* _Raw data_
* begin *

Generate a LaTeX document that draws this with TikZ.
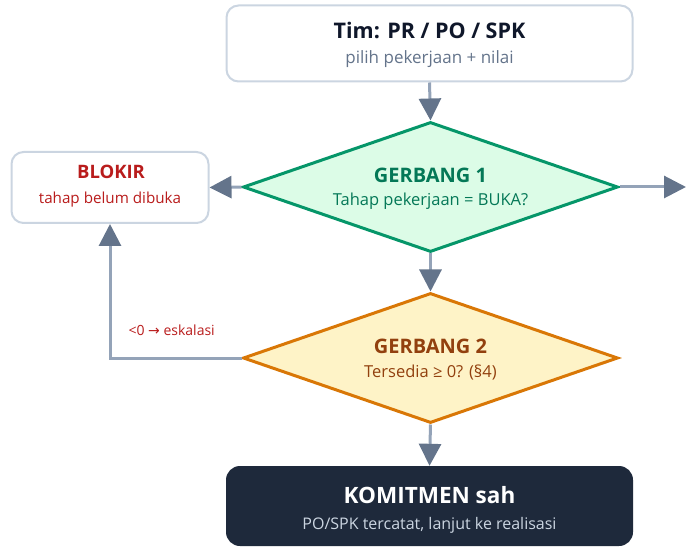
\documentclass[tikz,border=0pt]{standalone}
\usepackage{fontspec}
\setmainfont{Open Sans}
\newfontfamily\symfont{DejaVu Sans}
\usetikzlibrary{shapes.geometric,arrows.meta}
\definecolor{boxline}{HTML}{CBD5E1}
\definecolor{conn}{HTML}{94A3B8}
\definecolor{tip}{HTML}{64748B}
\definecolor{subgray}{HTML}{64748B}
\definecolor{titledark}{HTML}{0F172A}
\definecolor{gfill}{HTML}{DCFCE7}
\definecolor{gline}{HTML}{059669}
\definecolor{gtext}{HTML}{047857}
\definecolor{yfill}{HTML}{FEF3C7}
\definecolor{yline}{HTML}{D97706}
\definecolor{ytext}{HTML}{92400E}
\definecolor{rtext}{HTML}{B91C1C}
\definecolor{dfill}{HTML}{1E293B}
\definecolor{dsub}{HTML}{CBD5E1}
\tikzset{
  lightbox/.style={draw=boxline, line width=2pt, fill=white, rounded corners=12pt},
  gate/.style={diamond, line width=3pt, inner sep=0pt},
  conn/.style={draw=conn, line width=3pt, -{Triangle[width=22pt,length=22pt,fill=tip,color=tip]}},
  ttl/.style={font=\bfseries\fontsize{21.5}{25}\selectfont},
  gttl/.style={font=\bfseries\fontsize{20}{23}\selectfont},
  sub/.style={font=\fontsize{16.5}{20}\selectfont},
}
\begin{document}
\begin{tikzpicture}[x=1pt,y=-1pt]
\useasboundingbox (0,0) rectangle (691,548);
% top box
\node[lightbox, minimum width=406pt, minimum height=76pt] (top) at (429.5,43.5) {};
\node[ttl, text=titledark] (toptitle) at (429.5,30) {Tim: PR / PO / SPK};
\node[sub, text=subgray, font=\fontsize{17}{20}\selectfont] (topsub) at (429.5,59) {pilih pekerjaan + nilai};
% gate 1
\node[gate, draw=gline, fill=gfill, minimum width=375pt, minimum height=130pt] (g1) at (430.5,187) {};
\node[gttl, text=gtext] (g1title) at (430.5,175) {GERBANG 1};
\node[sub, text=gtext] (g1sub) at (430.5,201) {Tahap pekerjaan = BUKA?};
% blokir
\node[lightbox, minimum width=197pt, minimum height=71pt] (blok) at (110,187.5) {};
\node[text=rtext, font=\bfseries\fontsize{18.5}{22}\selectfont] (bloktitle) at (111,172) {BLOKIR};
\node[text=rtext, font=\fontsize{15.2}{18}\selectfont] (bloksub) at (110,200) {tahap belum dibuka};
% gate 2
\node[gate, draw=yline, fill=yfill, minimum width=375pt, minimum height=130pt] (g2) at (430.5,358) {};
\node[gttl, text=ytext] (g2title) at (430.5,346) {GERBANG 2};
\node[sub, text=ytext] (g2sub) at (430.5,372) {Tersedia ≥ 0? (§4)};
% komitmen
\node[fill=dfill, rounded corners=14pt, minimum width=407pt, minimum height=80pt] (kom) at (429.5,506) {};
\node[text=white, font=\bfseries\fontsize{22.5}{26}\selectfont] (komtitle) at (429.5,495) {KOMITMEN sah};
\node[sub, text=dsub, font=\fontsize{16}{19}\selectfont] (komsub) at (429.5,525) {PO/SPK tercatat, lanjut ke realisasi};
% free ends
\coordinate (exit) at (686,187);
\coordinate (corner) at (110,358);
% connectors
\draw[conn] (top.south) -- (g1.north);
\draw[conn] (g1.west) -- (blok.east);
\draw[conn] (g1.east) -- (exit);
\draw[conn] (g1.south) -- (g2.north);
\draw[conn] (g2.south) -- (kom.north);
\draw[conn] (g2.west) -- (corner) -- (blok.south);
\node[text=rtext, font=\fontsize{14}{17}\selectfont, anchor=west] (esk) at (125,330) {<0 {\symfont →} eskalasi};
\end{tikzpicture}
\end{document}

* end *

* _Requirement_
Copy all the data exactly as written, but skip any picture.

* _Answer to the problem_
Generate a LaTeX document that draws this with TikZ.
\documentclass[tikz,border=0pt]{standalone}
\usepackage{fontspec}
\setmainfont{Open Sans}
\newfontfamily\symfont{DejaVu Sans}
\usetikzlibrary{shapes.geometric,arrows.meta}
\definecolor{boxline}{HTML}{CBD5E1}
\definecolor{conn}{HTML}{94A3B8}
\definecolor{tip}{HTML}{64748B}
\definecolor{subgray}{HTML}{64748B}
\definecolor{titledark}{HTML}{0F172A}
\definecolor{gfill}{HTML}{DCFCE7}
\definecolor{gline}{HTML}{059669}
\definecolor{gtext}{HTML}{047857}
\definecolor{yfill}{HTML}{FEF3C7}
\definecolor{yline}{HTML}{D97706}
\definecolor{ytext}{HTML}{92400E}
\definecolor{rtext}{HTML}{B91C1C}
\definecolor{dfill}{HTML}{1E293B}
\definecolor{dsub}{HTML}{CBD5E1}
\tikzset{
  lightbox/.style={draw=boxline, line width=2pt, fill=white, rounded corners=12pt},
  gate/.style={diamond, line width=3pt, inner sep=0pt},
  conn/.style={draw=conn, line width=3pt, -{Triangle[width=22pt,length=22pt,fill=tip,color=tip]}},
  ttl/.style={font=\bfseries\fontsize{21.5}{25}\selectfont},
  gttl/.style={font=\bfseries\fontsize{20}{23}\selectfont},
  sub/.style={font=\fontsize{16.5}{20}\selectfont},
}
\begin{document}
\begin{tikzpicture}[x=1pt,y=-1pt]
\useasboundingbox (0,0) rectangle (691,548);
% top box
\node[lightbox, minimum width=406pt, minimum height=76pt] (top) at (429.5,43.5) {};
\node[ttl, text=titledark] (toptitle) at (429.5,30) {Tim: PR / PO / SPK};
\node[sub, text=subgray, font=\fontsize{17}{20}\selectfont] (topsub) at (429.5,59) {pilih pekerjaan + nilai};
% gate 1
\node[gate, draw=gline, fill=gfill, minimum width=375pt, minimum height=130pt] (g1) at (430.5,187) {};
\node[gttl, text=gtext] (g1title) at (430.5,175) {GERBANG 1};
\node[sub, text=gtext] (g1sub) at (430.5,201) {Tahap pekerjaan = BUKA?};
% blokir
\node[lightbox, minimum width=197pt, minimum height=71pt] (blok) at (110,187.5) {};
\node[text=rtext, font=\bfseries\fontsize{18.5}{22}\selectfont] (bloktitle) at (111,172) {BLOKIR};
\node[text=rtext, font=\fontsize{15.2}{18}\selectfont] (bloksub) at (110,200) {tahap belum dibuka};
% gate 2
\node[gate, draw=yline, fill=yfill, minimum width=375pt, minimum height=130pt] (g2) at (430.5,358) {};
\node[gttl, text=ytext] (g2title) at (430.5,346) {GERBANG 2};
\node[sub, text=ytext] (g2sub) at (430.5,372) {Tersedia ≥ 0? (§4)};
% komitmen
\node[fill=dfill, rounded corners=14pt, minimum width=407pt, minimum height=80pt] (kom) at (429.5,506) {};
\node[text=white, font=\bfseries\fontsize{22.5}{26}\selectfont] (komtitle) at (429.5,495) {KOMITMEN sah};
\node[sub, text=dsub, font=\fontsize{16}{19}\selectfont] (komsub) at (429.5,525) {PO/SPK tercatat, lanjut ke realisasi};
% free ends
\coordinate (exit) at (686,187);
\coordinate (corner) at (110,358);
% connectors
\draw[conn] (top.south) -- (g1.north);
\draw[conn] (g1.west) -- (blok.east);
\draw[conn] (g1.east) -- (exit);
\draw[conn] (g1.south) -- (g2.north);
\draw[conn] (g2.south) -- (kom.north);
\draw[conn] (g2.west) -- (corner) -- (blok.south);
\node[text=rtext, font=\fontsize{14}{17}\selectfont, anchor=west] (esk) at (125,330) {<0 {\symfont →} eskalasi};
\end{tikzpicture}
\end{document}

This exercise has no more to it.